Output the material below unchanged, apart from leaving out the pictures.
◆ ◆ ◆ ◆ ◆ ◆ ◆
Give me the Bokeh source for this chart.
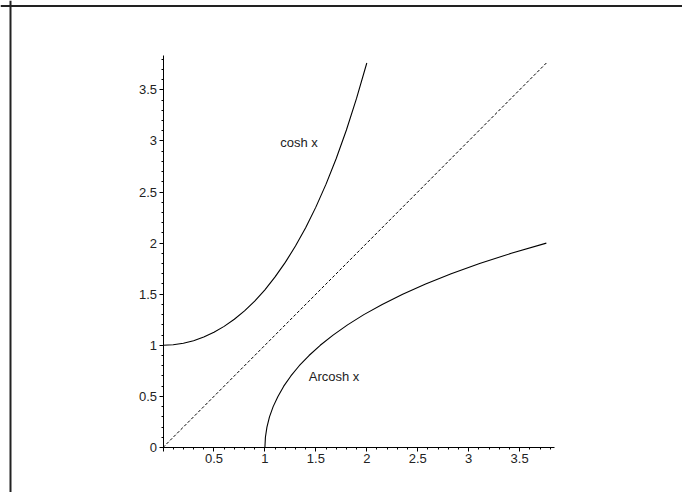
from bokeh.plotting import figure
from bokeh.models import LinearAxis, FixedTicker, Span, Range1d
from bokeh.embed import file_html
from bokeh.resources import INLINE
from bokeh.core.properties import value

cosh_x = [0.0, 0.1, 0.2, 0.3, 0.4, 0.5, 0.6, 0.7, 0.8, 0.9, 1.0,
          1.1, 1.2, 1.3, 1.4, 1.5, 1.6, 1.7, 1.8, 1.9, 2.0]
cosh_y = [1.000, 1.005, 1.020, 1.045, 1.081, 1.128, 1.185, 1.255, 1.337, 1.433, 1.543,
          1.669, 1.811, 1.971, 2.151, 2.352, 2.577, 2.828, 3.107, 3.418, 3.762]
# Arcosh x (inverse: mirrored values)
arcosh_x = [1.000, 1.005, 1.020, 1.045, 1.081, 1.128, 1.185, 1.255, 1.337, 1.433, 1.543,
            1.669, 1.811, 1.971, 2.151, 2.352, 2.577, 2.828, 3.107, 3.418, 3.762]
arcosh_y = [0.0, 0.1, 0.2, 0.3, 0.4, 0.5, 0.6, 0.7, 0.8, 0.9, 1.0,
            1.1, 1.2, 1.3, 1.4, 1.5, 1.6, 1.7, 1.8, 1.9, 2.0]
# y = x reference line
diag_x = [0.0, 3.762]
diag_y = [0.0, 3.762]

labels = ["cosh x", "Arcosh x"]
label_x = [1.15, 1.43]
label_y = [2.98, 0.69]

major_ticks = [0.0, 0.5, 1.0, 1.5, 2.0, 2.5, 3.0, 3.5]
minor_ticks = [round(0.1 * i, 1) for i in range(0, 39)]
x_tick_labels = {0.0: "", 0.5: "0.5", 1.0: "1", 1.5: "1.5", 2.0: "2", 2.5: "2.5", 3.0: "3", 3.5: "3.5"}
y_tick_labels = {0.0: "0", 0.5: "0.5", 1.0: "1", 1.5: "1.5", 2.0: "2", 2.5: "2.5", 3.0: "3", 3.5: "3.5"}
axis_end = 3.84

W, H = 682, 492
ox, oy = 162.5, 447.0   # canvas pixel of origin
sx, sy = 101.9, 102.2   # pixels per unit

p = figure(width=W, height=H, output_backend="svg", toolbar_location=None,
           x_axis_type=None, y_axis_type=None, title=None,
           x_range=Range1d(-ox / sx, (W - ox) / sx),
           y_range=Range1d(-(H - oy) / sy, oy / sy),
           min_border=0, min_border_left=0, min_border_right=0,
           min_border_top=0, min_border_bottom=0)
p.grid.visible = False
p.outline_line_color = None
p.background_fill_color = "white"
p.border_fill_color = "white"

font = value("Liberation Sans")

def style(ax, minor_out):
    ax.axis_line_color = "black"
    ax.axis_line_width = 1
    ax.major_tick_in = 0
    ax.major_tick_out = 4
    ax.minor_tick_in = 0
    ax.minor_tick_out = minor_out
    ax.major_tick_line_color = "black"
    ax.minor_tick_line_color = "black"
    ax.major_label_text_font = "Liberation Sans"
    ax.major_label_text_font_size = "13px"
    ax.major_label_text_color = "#222222"
    ax.major_label_standoff = 2

xaxis = LinearAxis(fixed_location=0, bounds=(0, axis_end),
                   ticker=FixedTicker(ticks=major_ticks, minor_ticks=minor_ticks),
                   major_label_overrides=x_tick_labels)
style(xaxis, 2)
yaxis = LinearAxis(fixed_location=0, bounds=(0, axis_end),
                   ticker=FixedTicker(ticks=major_ticks, minor_ticks=minor_ticks),
                   major_label_overrides=y_tick_labels)
style(yaxis, 2)
p.add_layout(xaxis, "below")
p.add_layout(yaxis, "left")

p.line(cosh_x, cosh_y, line_color="black", line_width=1.1)
p.line(arcosh_x, arcosh_y, line_color="black", line_width=1.1)
p.line(diag_x, diag_y, line_color="black", line_width=1, line_dash="3 2")

p.text(label_x, label_y, text=labels, text_font=font, text_font_size="13px",
       text_color="#222222", text_align="left", text_baseline="middle")

# outer frame (left and top edges)
p.add_layout(Span(location=(10 - ox) / sx, dimension="height", line_color="#222222", line_width=2))
p.add_layout(Span(location=(oy - 5.5) / sy, dimension="width", line_color="#222222", line_width=2))

open("out.html", "w").write(file_html(p, INLINE))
◆ ◆ ◆ ◆ ◆ ◆ ◆
*The solution*
Give me the Bokeh source for this chart.
from bokeh.plotting import figure
from bokeh.models import LinearAxis, FixedTicker, Span, Range1d
from bokeh.embed import file_html
from bokeh.resources import INLINE
from bokeh.core.properties import value

cosh_x = [0.0, 0.1, 0.2, 0.3, 0.4, 0.5, 0.6, 0.7, 0.8, 0.9, 1.0,
          1.1, 1.2, 1.3, 1.4, 1.5, 1.6, 1.7, 1.8, 1.9, 2.0]
cosh_y = [1.000, 1.005, 1.020, 1.045, 1.081, 1.128, 1.185, 1.255, 1.337, 1.433, 1.543,
          1.669, 1.811, 1.971, 2.151, 2.352, 2.577, 2.828, 3.107, 3.418, 3.762]
# Arcosh x (inverse: mirrored values)
arcosh_x = [1.000, 1.005, 1.020, 1.045, 1.081, 1.128, 1.185, 1.255, 1.337, 1.433, 1.543,
            1.669, 1.811, 1.971, 2.151, 2.352, 2.577, 2.828, 3.107, 3.418, 3.762]
arcosh_y = [0.0, 0.1, 0.2, 0.3, 0.4, 0.5, 0.6, 0.7, 0.8, 0.9, 1.0,
            1.1, 1.2, 1.3, 1.4, 1.5, 1.6, 1.7, 1.8, 1.9, 2.0]
# y = x reference line
diag_x = [0.0, 3.762]
diag_y = [0.0, 3.762]

labels = ["cosh x", "Arcosh x"]
label_x = [1.15, 1.43]
label_y = [2.98, 0.69]

major_ticks = [0.0, 0.5, 1.0, 1.5, 2.0, 2.5, 3.0, 3.5]
minor_ticks = [round(0.1 * i, 1) for i in range(0, 39)]
x_tick_labels = {0.0: "", 0.5: "0.5", 1.0: "1", 1.5: "1.5", 2.0: "2", 2.5: "2.5", 3.0: "3", 3.5: "3.5"}
y_tick_labels = {0.0: "0", 0.5: "0.5", 1.0: "1", 1.5: "1.5", 2.0: "2", 2.5: "2.5", 3.0: "3", 3.5: "3.5"}
axis_end = 3.84

W, H = 682, 492
ox, oy = 162.5, 447.0   # canvas pixel of origin
sx, sy = 101.9, 102.2   # pixels per unit

p = figure(width=W, height=H, output_backend="svg", toolbar_location=None,
           x_axis_type=None, y_axis_type=None, title=None,
           x_range=Range1d(-ox / sx, (W - ox) / sx),
           y_range=Range1d(-(H - oy) / sy, oy / sy),
           min_border=0, min_border_left=0, min_border_right=0,
           min_border_top=0, min_border_bottom=0)
p.grid.visible = False
p.outline_line_color = None
p.background_fill_color = "white"
p.border_fill_color = "white"

font = value("Liberation Sans")

def style(ax, minor_out):
    ax.axis_line_color = "black"
    ax.axis_line_width = 1
    ax.major_tick_in = 0
    ax.major_tick_out = 4
    ax.minor_tick_in = 0
    ax.minor_tick_out = minor_out
    ax.major_tick_line_color = "black"
    ax.minor_tick_line_color = "black"
    ax.major_label_text_font = "Liberation Sans"
    ax.major_label_text_font_size = "13px"
    ax.major_label_text_color = "#222222"
    ax.major_label_standoff = 2

xaxis = LinearAxis(fixed_location=0, bounds=(0, axis_end),
                   ticker=FixedTicker(ticks=major_ticks, minor_ticks=minor_ticks),
                   major_label_overrides=x_tick_labels)
style(xaxis, 2)
yaxis = LinearAxis(fixed_location=0, bounds=(0, axis_end),
                   ticker=FixedTicker(ticks=major_ticks, minor_ticks=minor_ticks),
                   major_label_overrides=y_tick_labels)
style(yaxis, 2)
p.add_layout(xaxis, "below")
p.add_layout(yaxis, "left")

p.line(cosh_x, cosh_y, line_color="black", line_width=1.1)
p.line(arcosh_x, arcosh_y, line_color="black", line_width=1.1)
p.line(diag_x, diag_y, line_color="black", line_width=1, line_dash="3 2")

p.text(label_x, label_y, text=labels, text_font=font, text_font_size="13px",
       text_color="#222222", text_align="left", text_baseline="middle")

# outer frame (left and top edges)
p.add_layout(Span(location=(10 - ox) / sx, dimension="height", line_color="#222222", line_width=2))
p.add_layout(Span(location=(oy - 5.5) / sy, dimension="width", line_color="#222222", line_width=2))

open("out.html", "w").write(file_html(p, INLINE))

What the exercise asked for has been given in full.